The place is so scenic Ryan Reynolds and Blake Lively got married there. Not sure how they didn’t know about the beatings and rapes that likely took place there during slavery, but they’ve since said they’re very, very sorry for using a place of horror as a wedding venue.

I grew up not far from Boone Hall, and it’s likely that ancestors on my father’s side of the family were enslaved there.

I’d like the current owners of the plantation to give it to me. After all, how much would it ever have been worth without the back-breaking labor of my ancestors?

I figured I’d just throw out my pitch for Boone Hall because there are murmurs in the country about trying to find a way to make reparations for that bad slavery thing.

U.S. Rep. Cori Bush of Missouri has legislation that would give $14 trillion to Black Americans to compensate them for the brutal enslavement of their ancestors. Bush and other backers of that legislation want the country to at least discuss reparations – and it’s a discussion I and many other Black Americans would welcome.

But just as awarding Boone Hall to me isn’t quite workable, neither are cash payments to Black Americans to pay for the enslavement of their ancestors.

It’s not that $14 trillion isn’t a lot of money. It is. But it’s only about two-thirds of this country’s annual GDP.

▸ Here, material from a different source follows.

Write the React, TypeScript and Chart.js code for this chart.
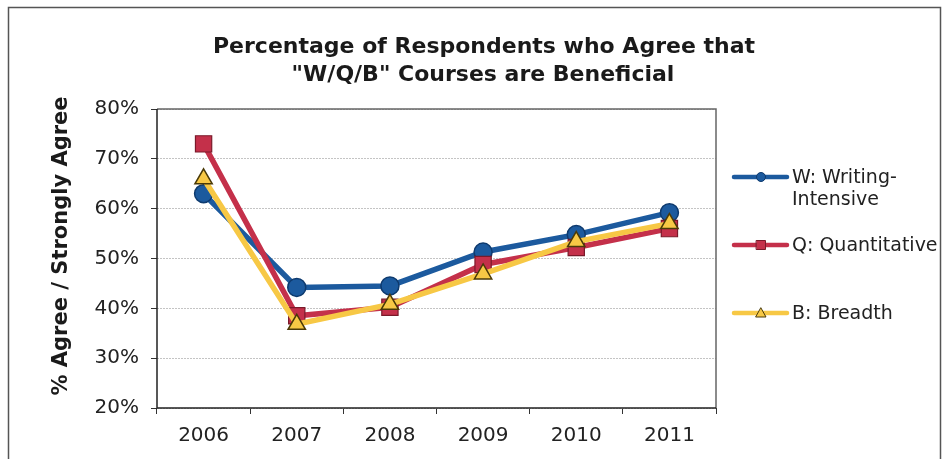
import React, { useEffect, useRef } from "react";
import { Chart, registerables } from "chart.js";

Chart.register(...registerables);

const years = ["2006", "2007", "2008", "2009", "2010", "2011"];
const writingValues = [63, 44.2, 44.5, 51.3, 54.8, 59.2];
const quantValues = [73, 38.5, 40.2, 48.8, 52.2, 56];
const breadthValues = [66, 36.8, 40.8, 46.9, 53.4, 57];
const yTicks = [20, 30, 40, 50, 60, 70, 80];

const titleLines = ["Percentage of Respondents who Agree that", "\"W/Q/B\" Courses are Beneficial"];
const yTitle = "% Agree / Strongly Agree";
const legendItems = [
  { lines: ["W: Writing-", "Intensive"], color: "#1c5a9e", border: "#0e3a6e", style: "circle" },
  { lines: ["Q: Quantitative"], color: "#c4304a", border: "#7a1a2a", style: "rect" },
  { lines: ["B: Breadth"], color: "#f7c845", border: "#4a3a08", style: "triangle" },
];

const FONT = "'DejaVu Sans', Verdana, sans-serif";

const decorPlugin = {
  id: "decor",
  beforeDraw(chart: any) {
    const ctx = chart.ctx;
    ctx.save();
    ctx.fillStyle = "#ffffff";
    ctx.fillRect(0, 0, chart.width, chart.height);
    ctx.restore();
  },
  beforeDatasetsDraw(chart: any) {
    const ctx = chart.ctx;
    const a = chart.chartArea;
    ctx.save();
    ctx.strokeStyle = "#666";
    ctx.lineWidth = 1.5;
    ctx.beginPath();
    ctx.moveTo(a.left, a.top);
    ctx.lineTo(a.right, a.top);
    ctx.lineTo(a.right, a.bottom);
    ctx.stroke();
    ctx.strokeStyle = "#222";
    ctx.beginPath();
    ctx.moveTo(a.left, a.top);
    ctx.lineTo(a.left, a.bottom);
    ctx.lineTo(a.right, a.bottom);
    ctx.stroke();
    ctx.restore();
  },
  afterDraw(chart: any) {
    const ctx = chart.ctx;
    ctx.save();
    // outer frame
    ctx.strokeStyle = "#555";
    ctx.lineWidth = 1.5;
    ctx.strokeRect(8.5, 7.5, 932, 470);
    // title
    ctx.fillStyle = "#1a1a1a";
    ctx.font = `bold 22px ${FONT}`;
    ctx.textAlign = "center";
    ctx.textBaseline = "alphabetic";
    ctx.fillText(titleLines[0], 484, 53);
    ctx.fillText(titleLines[1], 483, 81);
    // y title
    ctx.save();
    ctx.translate(62, 246);
    ctx.rotate(-Math.PI / 2);
    ctx.font = `bold 21px ${FONT}`;
    ctx.textAlign = "center";
    ctx.textBaseline = "middle";
    ctx.fillText(yTitle, 0, 0);
    ctx.restore();
    // legend
    const ys = [177, 245, 313];
    legendItems.forEach((it, i) => {
      const y = ys[i];
      ctx.strokeStyle = it.color;
      ctx.lineWidth = 4.5;
      ctx.lineCap = "round";
      ctx.beginPath();
      ctx.moveTo(734, y);
      ctx.lineTo(787, y);
      ctx.stroke();
      ctx.fillStyle = it.color;
      ctx.strokeStyle = it.border;
      ctx.lineWidth = 1;
      ctx.beginPath();
      if (it.style === "circle") {
        ctx.arc(761, y, 4.5, 0, Math.PI * 2);
      } else if (it.style === "rect") {
        ctx.rect(756.5, y - 4.5, 9, 9);
      } else {
        ctx.moveTo(761, y - 5);
        ctx.lineTo(766, y + 4);
        ctx.lineTo(756, y + 4);
        ctx.closePath();
      }
      ctx.fill();
      ctx.stroke();
      ctx.fillStyle = "#222";
      ctx.font = `19px ${FONT}`;
      ctx.textAlign = "left";
      ctx.textBaseline = "alphabetic";
      it.lines.forEach((ln, j) => ctx.fillText(ln, 792, y + 6 + j * 22));
    });
    ctx.restore();
  },
};

export default function App() {
  const ref = useRef<HTMLCanvasElement | null>(null);
  useEffect(() => {
    if (!ref.current) return;
    const chart = new Chart(ref.current, {
      type: "line",
      data: {
        labels: years,
        datasets: [
          {
            label: "W: Writing-Intensive",
            data: writingValues,
            borderColor: "#1c5a9e",
            backgroundColor: "#1c5a9e",
            pointBorderColor: "#0e3a6e",
            pointBorderWidth: 1.5,
            pointStyle: "circle",
            pointRadius: 9,
            borderWidth: 5.5,
            order: 2,
          },
          {
            label: "Q: Quantitative",
            data: quantValues,
            borderColor: "#c4304a",
            backgroundColor: "#c4304a",
            pointBorderColor: "#7a1a2a",
            pointBorderWidth: 1.2,
            pointStyle: "rect",
            pointRadius: 11.5,
            borderWidth: 5.5,
            order: 1,
          },
          {
            label: "B: Breadth",
            data: breadthValues,
            borderColor: "#f7c845",
            backgroundColor: "#f7c845",
            pointBorderColor: "#4a3a08",
            pointBorderWidth: 1.5,
            pointStyle: "triangle",
            pointRadius: 10,
            borderWidth: 5.5,
            order: 0,
          },
        ],
      },
      options: {
        responsive: false,
        animation: false,
        layout: { padding: { top: 109, right: 228, left: 0, bottom: 0 } },
        plugins: { legend: { display: false }, title: { display: false }, tooltip: { enabled: false } },
        scales: {
          x: {
            offset: true,
            grid: { drawOnChartArea: false, drawTicks: true, tickLength: 6, color: "#333", offset: true },
            border: { display: false },
            ticks: { color: "#222", font: { family: FONT, size: 20 }, padding: 10 },
            afterFit: (s: any) => { s.height = 51; },
          },
          y: {
            min: 20,
            max: 80,
            afterBuildTicks: (s: any) => { s.ticks = yTicks.map((v) => ({ value: v })); },
            grid: {
              color: "#c4c4c4",
              tickColor: "#333",
              tickLength: 6,
              drawTicks: true,
            },
            border: { display: false, dash: [2, 1] },
            ticks: {
              color: "#222",
              font: { family: FONT, size: 20 },
              padding: 12,
              callback: (v: any) => `${v}%`,
            },
            afterFit: (s: any) => { s.width = 157; },
          },
        },
      },
      plugins: [decorPlugin],
    });
    return () => chart.destroy();
  }, []);
  return (
    <div style={{ position: "fixed", left: 0, top: 0, width: 944, height: 459, background: "#fff" }}>
      <canvas ref={ref} width={944} height={459} style={{ display: "block" }} />
    </div>
  );
}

Let’s see…246 years of slavery helped make the United States the most powerful and one of the wealthiest nations on Earth and me and the roughly 40 million other native-born Black Americans split two-thirds of the economic output from a single year.

That does not compute.

Indeed, there is no credible way to compute what would be owed if the country was serious about reparations. (And there is no indication that it is serious.)

How much is a life of enslavement worth in today’s dollars? The calculations can’t simply measure work output based on an eight-hour day. Slaves, we all know, worked ever so slightly longer than that each day.

And then there are the rapes. And the beatings. And the selling of a slave’s children.

How do you calculate centuries of forced illiteracy?

There is a real need for some national acknowledgement of the horrors of slavery and the economic impact it has to this day.

Since 1865, when the end of the Civil War brought emancipation, the economic head start white Americans had over their Black countrymen hasn’t been erased.

Research from the Rand Corporation shows that white Americans hold 10 times more total wealth than Black Americans. I dare say not all of that can be attributed to rap music or wearing your pants too low.

Something structural is at play here, and any solution would likely need to be far more systemic than a check. Think vastly expanded educational opportunities, expanded land and business ownership opportunities – AND a check.

I’m not sure what that reparations system needs to look like, but it needs to be broad and long-lasting.

Meanwhile, while we’re coming up with what could work, I’ll take Boone Hall. Washington Place has a much better ring to it, don’t you think?